Known to locals as Slide Hill, the mountain overlooking Oso has suffered landslides every decade for much of the past century. At its base, that hill was made of an impermeable layer of clay; above it was lose soil. The local geography is always changing, as the river has eaten into the base of the mountain.

Over the past month, near-record rain has fallen on the region. Instead of the monthly average of 9.3 centimetres of rain, more than 12 cm fell in the first 20 days of March. The water was trapped above the clay, weakening the internal forces that kept the mountain together.

The reason remains unknown, but at 10:37 a.m. the soil began to slide. The top of the hill began to bulge out, the tree line on the horizon falling, as the bottom pushed into the river and towards the town, creating a mud tsunami. "Imagine the rotation of an ice cream scoop," said David Montgomery, a geologist at the University of Washington, describing what happened to the face of Slide Hill.

The same mountain gave way in 2006 in a much smaller slide. According to Mr. Montgomery, a study of the Stillaguamish valley shows landslides even larger than the one that destroyed Oso. "The hill was a perfect recipe for disaster," he said, calling the slide "inevitable."

A report from the U.S. Army Corps of Engineers in 1999 warned that a catastrophic failure on the hill was possible. But that report was prepared as part of a fish restoration project and the conclusion was incidental – it wasn't warning of loss of life, but that silting from a mudslide disturbs fish. The report wasn't forwarded to local communities.

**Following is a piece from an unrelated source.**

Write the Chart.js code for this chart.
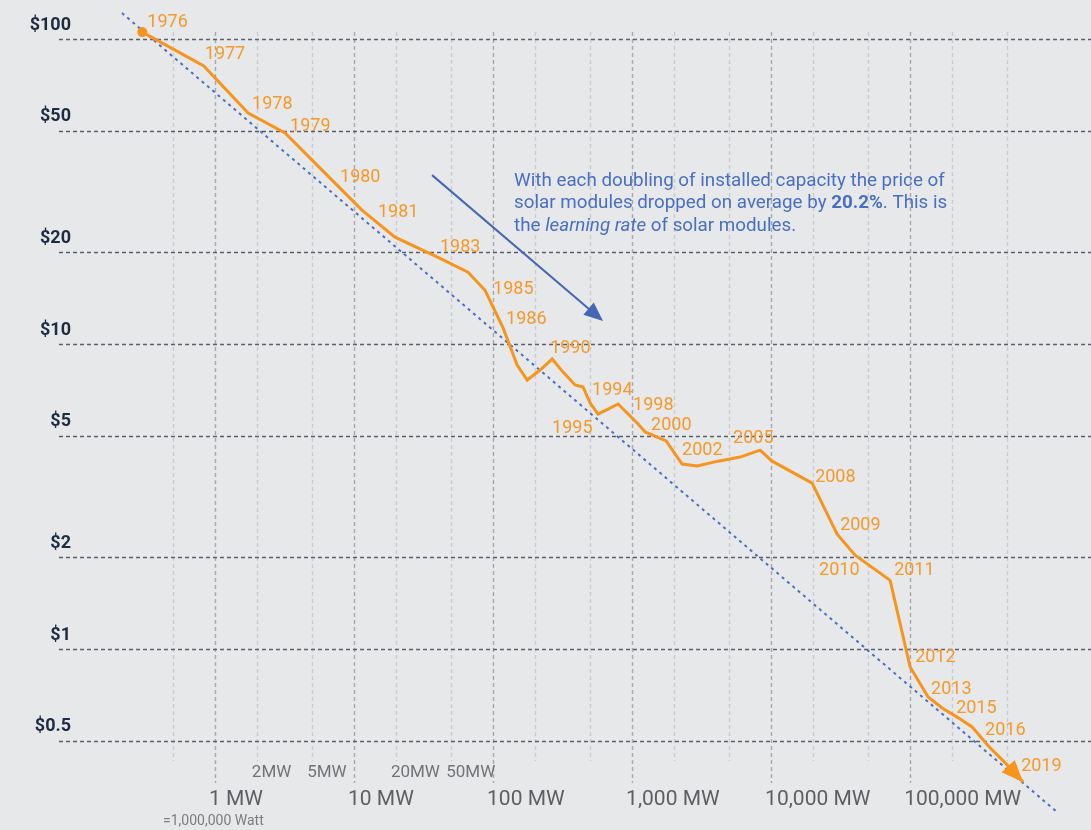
<!DOCTYPE html>
<html>
<head>
<meta charset="utf-8">
<script src="https://cdn.jsdelivr.net/npm/chart.js@4.4.1/dist/chart.umd.min.js"></script>
<style>
  html, body { margin: 0; padding: 0; background: #e7e8ea; }
  #wrap { position: relative; width: 1091px; height: 830px; }
</style>
</head>
<body>
<div id="wrap"><canvas id="chart"></canvas></div>
<script>
// ---------------- data ----------------
const years = [1976, 1977, 1978, 1979, 1980, 1981, 1982, 1983, 1984, 1985,
  1986, 1987, 1988, 1989, 1990, 1991, 1992, 1993, 1994, 1995,
  1996, 1997, 1998, 1999, 2000, 2001, 2002, 2003, 2004, 2005,
  2006, 2007, 2008, 2009, 2010, 2011, 2012, 2013, 2014, 2015,
  2016, 2017, 2018, 2019];

// cumulative installed capacity, MW
const capacityMW = [0.30, 0.83, 1.73, 3.19, 7.06, 11.4, 19.7, 39.5, 66, 87.6,
  118, 149, 176, 218, 266, 319, 389, 444, 499, 569,
  672, 793, 968, 1105, 1241, 1758, 2290, 2937, 4159, 5984,
  8334, 10170, 19730, 29850, 40200, 71800, 100000, 134700, 169900, 217800,
  279200, 376500, 491000, 650000];

// module price, $ per watt
const pricePerWatt = [105.4, 81.6, 57.2, 49.2, 34.2, 27.5, 22.4, 19.3, 17.2, 15.0,
  11.3, 8.53, 7.62, 8.22, 8.93, 8.09, 7.34, 7.23, 6.41, 5.89,
  6.12, 6.36, 5.81, 5.47, 5.15, 4.81, 4.04, 3.98, 4.13, 4.26,
  4.49, 4.13, 3.50, 2.38, 2.03, 1.68, 0.873, 0.696, 0.641, 0.598,
  0.555, 0.474, 0.420, 0.366];

// dotted learning-curve line (two ends)
const trendCapacity = [0.214, 1160000];
const trendPrice = [121.7, 0.29];

const labelledYears = [1976, 1977, 1978, 1979, 1980, 1981, 1983, 1985, 1986, 1990,
  1994, 1995, 1998, 2000, 2002, 2005, 2008, 2009, 2010, 2011,
  2012, 2013, 2015, 2016, 2019];

const yTickValues = [100, 50, 20, 10, 5, 2, 1, 0.5];
const yTickLabels = ['$100', '$50', '$20', '$10', '$5', '$2', '$1', '$0.5'];

const xMajorTicks = [1, 10, 100, 1000, 10000, 100000];
const xMajorLabels = ['1 MW', '10 MW', '100 MW', '1,000 MW', '10,000 MW', '100,000 MW'];
const xMinorTicks = [0.5, 2, 5, 20, 50, 200, 500, 2000, 5000, 20000, 50000, 200000, 500000];
const xMinorLabelTicks = [2, 5, 20, 50];
const xMinorLabels = ['2MW', '5MW', '20MW', '50MW'];

const noteLines = [
  [['With each doubling of installed capacity the price of', '']],
  [['solar modules dropped on average by ', ''], ['20.2%', 'bold'], ['. This is', '']],
  [['the ', ''], ['learning rate', 'italic'], [' of solar modules.', '']]
];

// ---------------- layout / style ----------------
const ORANGE = '#f6941e';
const ORANGE_TEXT = '#f49a2a';
const BLUE = '#4a6fbf';
const FONT = 'Roboto, "Noto Sans", sans-serif';

// pixel offsets of each year label from its point
const yearLabelOffsets = {
  1976: [5, -10], 1977: [1, -11], 1978: [4, -9], 1979: [5, -7], 1980: [7, -4],
  1981: [16, 2], 1983: [3, -9], 1985: [8, -1], 1986: [3, -8], 1990: [-2, -11],
  1994: [2, -12], 1995: [-46, 14], 1998: [3, -10], 2000: [6, -6], 2002: [0, -14],
  2005: [-7, -19], 2008: [3, -6], 2009: [3, -9], 2010: [-36, 15], 2011: [4, -10],
  2012: [5, -9], 2013: [3, -8], 2015: [-1, -9], 2016: [13, 4], 2019: [-2, -16]
};

// note text and blue arrow anchored in data units
const noteAnchor = { x: 141.6, y: 34.2 };
const arrowFrom = { x: 36.4, y: 35.8 };
const arrowTo = { x: 618, y: 11.9 };

function drawHead(c, tipX, tipY, fromX, fromY, len, half, color) {
  const a = Math.atan2(tipY - fromY, tipX - fromX);
  const ux = Math.cos(a), uy = Math.sin(a);
  c.fillStyle = color;
  c.beginPath();
  c.moveTo(tipX, tipY);
  c.lineTo(tipX - ux * len - uy * half, tipY - uy * len + ux * half);
  c.lineTo(tipX - ux * len + uy * half, tipY - uy * len - ux * half);
  c.closePath();
  c.fill();
}

// ---------------- grid, axes text, annotations ----------------
const decor = {
  id: 'decor',
  beforeDatasetsDraw(chart) {
    const c = chart.ctx;
    const xs = chart.scales.x, ys = chart.scales.y;
    c.save();
    // vertical grid
    c.setLineDash([4, 3]);
    c.lineWidth = 1.4;
    xMinorTicks.forEach(v => {
      const px = Math.round(xs.getPixelForValue(v)) + 0.5;
      c.strokeStyle = '#cacbce';
      c.beginPath(); c.moveTo(px, 32); c.lineTo(px, 761); c.stroke();
    });
    xMajorTicks.forEach(v => {
      const px = Math.round(xs.getPixelForValue(v)) + 0.5;
      c.strokeStyle = '#a6a8ac';
      c.beginPath(); c.moveTo(px, 32); c.lineTo(px, 783); c.stroke();
    });
    // horizontal grid
    c.lineWidth = 1.3;
    c.strokeStyle = '#59606b';
    yTickValues.forEach(v => {
      const py = Math.round(ys.getPixelForValue(v)) + 0.5;
      c.beginPath(); c.moveTo(59, py); c.lineTo(chart.width, py); c.stroke();
    });
    c.setLineDash([]);
    // y labels
    c.font = 'bold 18px ' + FONT;
    c.fillStyle = '#1e2c40';
    c.textAlign = 'right';
    c.textBaseline = 'middle';
    yTickValues.forEach((v, i) => {
      c.fillText(yTickLabels[i], 71, ys.getPixelForValue(v) - 14);
    });
    // x labels
    c.textAlign = 'left';
    c.font = '21px ' + FONT;
    c.fillStyle = '#5d5f63';
    xMajorTicks.forEach((v, i) => {
      c.fillText(xMajorLabels[i], xs.getPixelForValue(v) - 6, 800);
    });
    c.font = '17px ' + FONT;
    c.fillStyle = '#717377';
    xMinorLabelTicks.forEach((v, i) => {
      c.fillText(xMinorLabels[i], xs.getPixelForValue(v) - 5, 773);
    });
    c.font = '14px ' + FONT;
    c.fillStyle = '#7b7d81';
    c.fillText('=1,000,000 Watt', 163, 821);
    c.restore();
  },
  afterDatasetsDraw(chart) {
    const c = chart.ctx;
    const xs = chart.scales.x, ys = chart.scales.y;
    c.save();
    // arrow head at the end of the price line
    const n = capacityMW.length;
    drawHead(c,
      xs.getPixelForValue(capacityMW[n - 1]), ys.getPixelForValue(pricePerWatt[n - 1]),
      xs.getPixelForValue(capacityMW[n - 2]), ys.getPixelForValue(pricePerWatt[n - 2]),
      22, 9, ORANGE);
    // year labels
    c.font = '18px ' + FONT;
    c.fillStyle = ORANGE_TEXT;
    c.textAlign = 'left';
    c.textBaseline = 'middle';
    labelledYears.forEach(yr => {
      const i = years.indexOf(yr);
      const off = yearLabelOffsets[yr] || [3, -10];
      c.fillText(String(yr),
        xs.getPixelForValue(capacityMW[i]) + off[0],
        ys.getPixelForValue(pricePerWatt[i]) + off[1]);
    });
    // blue arrow
    const ax0 = xs.getPixelForValue(arrowFrom.x), ay0 = ys.getPixelForValue(arrowFrom.y);
    const ax1 = xs.getPixelForValue(arrowTo.x), ay1 = ys.getPixelForValue(arrowTo.y);
    c.strokeStyle = '#4566b2';
    c.lineWidth = 2;
    c.beginPath(); c.moveTo(ax0, ay0); c.lineTo(ax1 - (ax1 - ax0) * 0.06, ay1 - (ay1 - ay0) * 0.06); c.stroke();
    drawHead(c, ax1, ay1, ax0, ay0, 19, 8, '#4566b2');
    // note text
    const nx = xs.getPixelForValue(noteAnchor.x);
    let ny = ys.getPixelForValue(noteAnchor.y);
    c.fillStyle = BLUE;
    noteLines.forEach(line => {
      let x = nx;
      line.forEach(([txt, style]) => {
        c.font = (style ? style + ' ' : '') + '18.8px ' + FONT;
        c.fillText(txt, x, ny);
        x += c.measureText(txt).width;
      });
      ny += 22.5;
    });
    c.restore();
  }
};

const ctx = document.getElementById('chart').getContext('2d');

new Chart(ctx, {
  type: 'line',
  data: {
    datasets: [{
      label: 'Module price',
      data: capacityMW.map((v, i) => ({ x: v, y: pricePerWatt[i] })),
      borderColor: ORANGE,
      backgroundColor: ORANGE,
      borderWidth: 3,
      pointRadius: c => (c.dataIndex === 0 ? 5 : 0),
      pointBorderWidth: 0,
      tension: 0,
      clip: false,
      order: 1
    }, {
      label: 'Learning curve',
      data: trendCapacity.map((v, i) => ({ x: v, y: trendPrice[i] })),
      borderColor: BLUE,
      borderWidth: 2,
      borderDash: [3, 4],
      pointRadius: 0,
      order: 2
    }]
  },
  options: {
    responsive: true,
    maintainAspectRatio: false,
    animation: false,
    layout: { padding: 0, autoPadding: false },
    scales: {
      x: { type: 'logarithmic', min: 0.0284, max: 2.0e6, display: false },
      y: { type: 'logarithmic', min: 0.255, max: 134.3, display: false }
    },
    plugins: {
      legend: { display: false },
      tooltip: { enabled: false }
    }
  },
  plugins: [decor]
});
</script>
</body>
</html>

That mud now covers the 49 structures in the centre of Oso. Standing on a pile of debris five days after the disaster, fire battalion chief Steve Mason surveyed the damage, comparing it to the scene after the eruption of Mount St. Helens. "It all kind of rolled down this corridor here," he said, sweeping his hand across the debris, towards the towering hill. "There's a lot of grieving going on."

First responders can barely tell where homes once stood. Everyone says pictures didn't prepare them for the emotional toll of seeing the shattered moonscape. "It looks like houses, trees and mud run in a blender and then poured on the ground. It's very difficult," said Master Sergeant Chris Martin, a search leader with the Washington Air National Guard.

The more than 250 members of search crews walk single file, slowly working through the debris while using buckets and hands to move the muck. Possible sites with victims are marked with GPS co-ordinates. Searchers are looking for voids under trees or building material where survivors could be waiting for rescue. After a week, the chances are slim.

Crews with search dogs walk the mud field. The work is slow-going as they sink to their waists. The dogs tire from fighting the constant suction of mud. Some searchers are armed with electronics looking for cellphone signals. Pieces of plywood have been thrown down to create a system of walkways.

Backhoes, scoops and small loaders remove debris a few centimetres at a time. Crews call it "forensic digging." Nearly a dozen searchers watch as the shovels move earth, looking for any clue of remains. The grey muck can have the consistency of fresh concrete.

When human remains are found, or the families of victims are brought to the slide, an eerie quiet sets in. All work stops. Within minutes, the beeping and clanking sounds return, joined by a chorus of chainsaws.